Silvio Berlusconi prende due piccioni con una fava. Da un lato, proietta Mediaset nel futuro investendo in Studio 71, la più grande rete di produzione e distribuzione multicanale di video digitali d’Europa e uno dei primi 5 operatori del settore al mondo. Dall’altro, stringe un patto di ferro con i due soci del network: la tedesca Prosiebensat e la francese TF1, controllata da Martin Bouygues, nemico giurato di Vincent Bolloré che tentò, invano, nel 1997 di sfilargli l’azienda di famiglia.

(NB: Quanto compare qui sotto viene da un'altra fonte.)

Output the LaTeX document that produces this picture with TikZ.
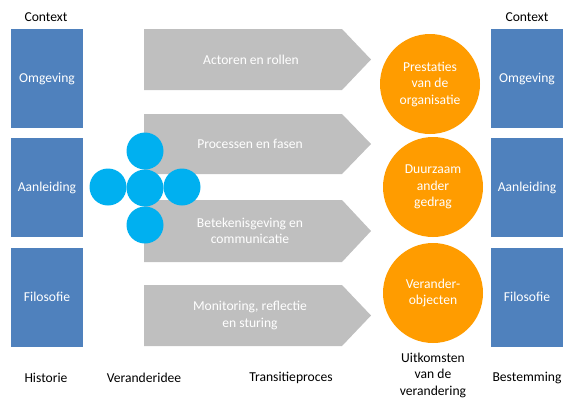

Mediaset e TF1 hanno infatti acquistato rispettivamente il 5,5% e il 6,1% del multi-channel network Studio 71 con un investimento da circa 50 milioni sulla base di una valutazione di 400 milioni. “L’obiettivo è costituire il più importante gestore europeo di talent digitali in stretta sinergia con la tv generalista”, come si legge in una nota diffusa dall’azienda di Cologno Monzese che diventerà azionista di rilievo (49%) nella divisione italiana di Studio 71. E grazie all’operazione Mediaset crescerà nel digitale con un’impresa internazionale che opera a stretto contatto con le piattaforme gratuite di distribuzione video come Youtube. “Studio 71 sviluppa oltre 6 miliardi di video visti al mese ed è presente in cinque Paesi con circa 200 dipendenti. In Italia, gestisce già un inventory di oltre 40 milioni di video visti al mese”, prosegue la nota Mediaset. Numeri importanti che faranno la fortuna di Publitalia 80, la concessionaria pubblicitaria di Cologno che avrà l’esclusiva del network. L’intesa garantirà inoltre a Mediaset e a TF1 di entrare in un’ “attività costruita sullo standard mondiale dei video online come Youtube”, “garantirà ai nuovi partner le competenze maturate da Studio 71” e “assicurerà al network ulteriori risorse per lo sviluppo in nuovi mercati oltre a Germania, Usa, Canada, Gran Bretagna e Austria”.
Fin qui il senso industriale dell’operazione che però, sotto il profilo strategico, ha tutto il sapore di una risposta al raider bretone, che, dopo il voltafaccia su Premium, ha rastrellato il 29% di Mediaset. Finora Vivendi ha dato per scontato di essere il polo aggregatore della futura media company europea. Idea supportata peraltro anche da alcuni studi di banche d’affari. Fra queste, Natixis, che, in un report datato 6 gennaio, ha rimproverato Mediaset di eccessivo “italocentrismo” e ha visto in Vivendi invece il nocciolo di un futuro gruppo latino dei media. “La costituzione di un gruppo di grandi dimensioni (…) s’impone per far fronte agli altri blocchi culturali mondiali (notoriamente quelli anglosassone e cinese) – si legge nella nota di Natixis – Quindi, è probabile che un solo gruppo possa esistere su un perimetro così ristretto e Vivendi è più avanzata di Mediaset in questa logica internazionale”. Di qui l’idea per la banca francese che lo scenario più probabile sia alla fine un accordo fra Vivendi e Mediaset con Fininvest che diventa un azionista del gruppo francese nel progetto di una media company latina. Che dovrebbe però fare i conti con la Gasparri per via della presenza in Telecom Italia.
Tuttavia l’operazione Studio 71 dimostra che Mediaset può ancora recuperare il tempo perduto posizionandosi al meglio nei business emergenti e con partner diversi da Vivendi. L’alleanza con Prosiebensat e con TF1 può costituire la base di una nuova strategia di Cologno nell’ottica della costruzione di una media company europea concorrente a quella immaginata da Bolloré. Forse se ne saprà qualcosa di più il 18 gennaio quando Mediaset svelerà a Londra i suoi piani per il futuro. Intanto non si può non prendere atto del fatto che Prosiebensat, azienda quotata in Germania e senza un socio di peso, è potenzialmente un ottimo partner per Mediaset. Lo stesso dicasi per TF1, società quotata alla Borsa di Parigi e controllata da Martin Bouygues, potente industriale francese che ha appoggi politici e economici nella Francia che conta. E che, dicono i bene informati a Parigi, non vede l’ora di restituire pan per focaccia al bretone che tentò di sfilargli l’azienda del padre.